■ Exercise prompt:
The lines from the top of the material through the line with "import * as" are to be set down exactly. Leave the pictures out.

++++++++++++++++++++

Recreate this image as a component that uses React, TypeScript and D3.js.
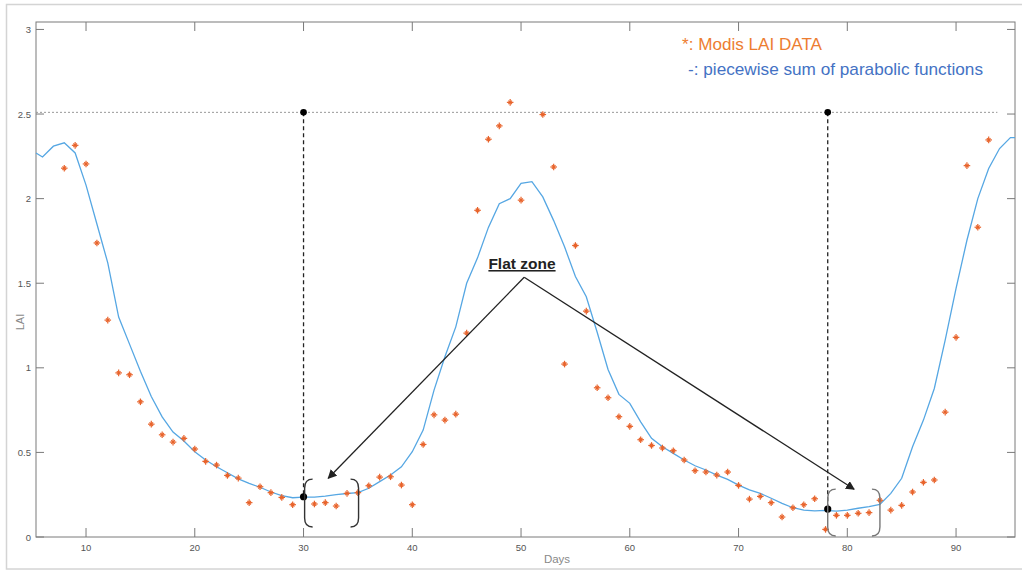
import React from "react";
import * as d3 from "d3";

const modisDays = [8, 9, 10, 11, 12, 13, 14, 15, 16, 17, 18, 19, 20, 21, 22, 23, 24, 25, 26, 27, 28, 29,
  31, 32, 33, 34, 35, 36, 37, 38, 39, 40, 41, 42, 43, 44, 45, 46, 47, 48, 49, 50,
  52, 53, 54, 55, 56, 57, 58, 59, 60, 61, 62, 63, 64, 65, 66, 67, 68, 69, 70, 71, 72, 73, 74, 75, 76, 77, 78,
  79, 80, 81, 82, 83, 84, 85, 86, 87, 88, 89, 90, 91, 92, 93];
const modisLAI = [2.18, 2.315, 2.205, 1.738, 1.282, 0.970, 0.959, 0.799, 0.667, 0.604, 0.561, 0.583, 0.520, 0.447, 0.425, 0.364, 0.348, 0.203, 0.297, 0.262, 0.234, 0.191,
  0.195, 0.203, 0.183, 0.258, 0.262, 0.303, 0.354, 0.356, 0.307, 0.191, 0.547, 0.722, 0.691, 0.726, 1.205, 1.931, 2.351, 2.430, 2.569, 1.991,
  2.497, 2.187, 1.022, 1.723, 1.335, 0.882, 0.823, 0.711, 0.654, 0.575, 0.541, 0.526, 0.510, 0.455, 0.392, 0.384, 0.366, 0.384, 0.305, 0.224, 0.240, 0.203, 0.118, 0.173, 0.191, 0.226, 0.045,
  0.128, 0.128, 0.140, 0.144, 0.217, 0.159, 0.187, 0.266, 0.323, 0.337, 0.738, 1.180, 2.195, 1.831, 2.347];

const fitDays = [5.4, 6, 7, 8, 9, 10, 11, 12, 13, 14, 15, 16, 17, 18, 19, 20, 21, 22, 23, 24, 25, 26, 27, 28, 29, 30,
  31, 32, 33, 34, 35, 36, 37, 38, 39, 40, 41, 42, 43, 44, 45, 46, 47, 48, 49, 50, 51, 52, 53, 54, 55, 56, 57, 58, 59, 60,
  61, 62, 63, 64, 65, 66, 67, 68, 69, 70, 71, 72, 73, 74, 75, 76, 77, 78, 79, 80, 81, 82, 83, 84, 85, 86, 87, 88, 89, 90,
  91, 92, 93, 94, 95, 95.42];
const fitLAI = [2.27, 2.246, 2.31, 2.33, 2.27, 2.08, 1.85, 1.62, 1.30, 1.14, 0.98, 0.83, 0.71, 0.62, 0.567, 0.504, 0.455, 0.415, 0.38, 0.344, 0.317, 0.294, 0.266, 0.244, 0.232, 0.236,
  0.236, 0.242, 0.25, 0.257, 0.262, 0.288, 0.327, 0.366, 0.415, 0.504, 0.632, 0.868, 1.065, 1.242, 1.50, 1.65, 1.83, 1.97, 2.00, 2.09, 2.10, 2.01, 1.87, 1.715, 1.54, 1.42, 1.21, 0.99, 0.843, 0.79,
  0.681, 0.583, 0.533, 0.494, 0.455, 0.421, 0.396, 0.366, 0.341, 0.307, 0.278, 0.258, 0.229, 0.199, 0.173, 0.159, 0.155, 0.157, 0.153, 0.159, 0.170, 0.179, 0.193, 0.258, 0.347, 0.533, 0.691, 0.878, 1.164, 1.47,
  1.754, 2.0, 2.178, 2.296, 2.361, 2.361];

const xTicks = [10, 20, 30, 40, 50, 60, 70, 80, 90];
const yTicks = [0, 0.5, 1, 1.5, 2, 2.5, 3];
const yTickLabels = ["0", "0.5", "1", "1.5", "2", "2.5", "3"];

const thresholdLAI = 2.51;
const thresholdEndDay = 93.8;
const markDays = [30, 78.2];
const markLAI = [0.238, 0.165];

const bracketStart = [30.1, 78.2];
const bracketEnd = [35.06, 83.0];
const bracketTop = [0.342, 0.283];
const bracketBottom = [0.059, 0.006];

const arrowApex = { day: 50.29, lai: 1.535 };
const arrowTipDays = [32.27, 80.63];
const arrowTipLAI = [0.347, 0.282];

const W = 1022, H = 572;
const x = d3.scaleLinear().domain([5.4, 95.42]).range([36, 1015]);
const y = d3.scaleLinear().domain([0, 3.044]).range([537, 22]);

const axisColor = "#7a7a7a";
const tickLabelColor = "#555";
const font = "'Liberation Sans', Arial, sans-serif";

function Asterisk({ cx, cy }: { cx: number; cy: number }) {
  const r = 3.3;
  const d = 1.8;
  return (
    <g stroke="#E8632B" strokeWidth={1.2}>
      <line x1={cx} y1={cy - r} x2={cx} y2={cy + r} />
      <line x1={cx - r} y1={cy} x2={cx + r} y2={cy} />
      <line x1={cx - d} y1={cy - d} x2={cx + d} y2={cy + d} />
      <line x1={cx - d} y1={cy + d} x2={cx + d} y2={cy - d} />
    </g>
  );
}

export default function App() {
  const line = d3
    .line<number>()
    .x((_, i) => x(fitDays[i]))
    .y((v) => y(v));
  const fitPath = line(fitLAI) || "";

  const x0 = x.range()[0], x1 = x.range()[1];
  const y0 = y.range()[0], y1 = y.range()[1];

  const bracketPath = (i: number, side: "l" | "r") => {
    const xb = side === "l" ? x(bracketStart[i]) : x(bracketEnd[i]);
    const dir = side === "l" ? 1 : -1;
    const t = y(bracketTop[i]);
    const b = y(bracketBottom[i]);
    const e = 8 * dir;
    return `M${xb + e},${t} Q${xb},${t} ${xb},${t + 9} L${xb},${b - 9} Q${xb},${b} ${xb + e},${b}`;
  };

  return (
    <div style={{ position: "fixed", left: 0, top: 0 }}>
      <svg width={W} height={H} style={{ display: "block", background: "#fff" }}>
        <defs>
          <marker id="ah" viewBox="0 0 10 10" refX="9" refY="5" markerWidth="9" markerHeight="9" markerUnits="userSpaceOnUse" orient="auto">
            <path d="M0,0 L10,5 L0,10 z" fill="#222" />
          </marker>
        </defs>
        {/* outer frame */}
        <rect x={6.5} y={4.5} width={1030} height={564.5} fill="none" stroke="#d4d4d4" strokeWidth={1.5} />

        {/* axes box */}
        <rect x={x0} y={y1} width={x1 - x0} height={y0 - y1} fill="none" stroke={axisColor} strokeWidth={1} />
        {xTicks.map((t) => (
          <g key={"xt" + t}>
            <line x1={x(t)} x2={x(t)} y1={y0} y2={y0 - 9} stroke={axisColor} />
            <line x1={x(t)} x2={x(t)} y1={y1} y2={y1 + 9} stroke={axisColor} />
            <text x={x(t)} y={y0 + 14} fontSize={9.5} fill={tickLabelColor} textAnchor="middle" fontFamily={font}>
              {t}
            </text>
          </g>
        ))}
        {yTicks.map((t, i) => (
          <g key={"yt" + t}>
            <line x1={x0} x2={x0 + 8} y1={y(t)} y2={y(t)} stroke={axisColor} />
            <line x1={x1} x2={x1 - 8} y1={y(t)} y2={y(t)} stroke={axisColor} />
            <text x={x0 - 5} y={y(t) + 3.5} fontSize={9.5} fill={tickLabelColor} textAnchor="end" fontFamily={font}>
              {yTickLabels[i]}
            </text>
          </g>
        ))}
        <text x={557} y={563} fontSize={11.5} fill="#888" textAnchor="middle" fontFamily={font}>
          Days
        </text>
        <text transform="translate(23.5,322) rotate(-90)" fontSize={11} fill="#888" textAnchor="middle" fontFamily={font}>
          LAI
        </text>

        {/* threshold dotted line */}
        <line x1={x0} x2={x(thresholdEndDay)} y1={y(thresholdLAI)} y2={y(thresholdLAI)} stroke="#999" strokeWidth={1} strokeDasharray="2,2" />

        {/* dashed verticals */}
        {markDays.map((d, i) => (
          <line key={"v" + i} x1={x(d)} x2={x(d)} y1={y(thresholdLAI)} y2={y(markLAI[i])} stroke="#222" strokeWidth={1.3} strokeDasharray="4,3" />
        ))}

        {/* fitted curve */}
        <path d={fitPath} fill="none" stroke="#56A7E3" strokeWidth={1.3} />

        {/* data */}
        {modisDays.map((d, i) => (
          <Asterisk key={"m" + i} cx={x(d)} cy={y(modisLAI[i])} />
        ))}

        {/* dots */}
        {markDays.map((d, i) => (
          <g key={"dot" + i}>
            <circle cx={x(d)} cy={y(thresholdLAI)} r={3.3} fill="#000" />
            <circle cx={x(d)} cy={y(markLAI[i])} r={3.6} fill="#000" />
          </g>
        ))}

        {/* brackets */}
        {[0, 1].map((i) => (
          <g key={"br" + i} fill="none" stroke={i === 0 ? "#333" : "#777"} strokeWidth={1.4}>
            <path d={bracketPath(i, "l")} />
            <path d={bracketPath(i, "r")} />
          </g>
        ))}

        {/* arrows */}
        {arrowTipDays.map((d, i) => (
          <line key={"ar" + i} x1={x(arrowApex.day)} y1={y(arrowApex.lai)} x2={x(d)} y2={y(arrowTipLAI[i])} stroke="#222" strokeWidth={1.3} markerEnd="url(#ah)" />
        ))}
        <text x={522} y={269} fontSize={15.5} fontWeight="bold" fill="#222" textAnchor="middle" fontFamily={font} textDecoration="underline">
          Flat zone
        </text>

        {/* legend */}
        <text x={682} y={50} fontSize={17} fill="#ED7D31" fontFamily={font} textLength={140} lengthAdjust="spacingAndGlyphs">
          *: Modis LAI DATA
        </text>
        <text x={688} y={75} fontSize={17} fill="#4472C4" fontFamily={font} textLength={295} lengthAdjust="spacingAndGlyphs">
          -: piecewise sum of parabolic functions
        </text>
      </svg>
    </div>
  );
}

++++++++++++++++++++

■ Full solution:
Recreate this image as a component that uses React, TypeScript and D3.js.
import React from "react";
import * as d3 from "d3";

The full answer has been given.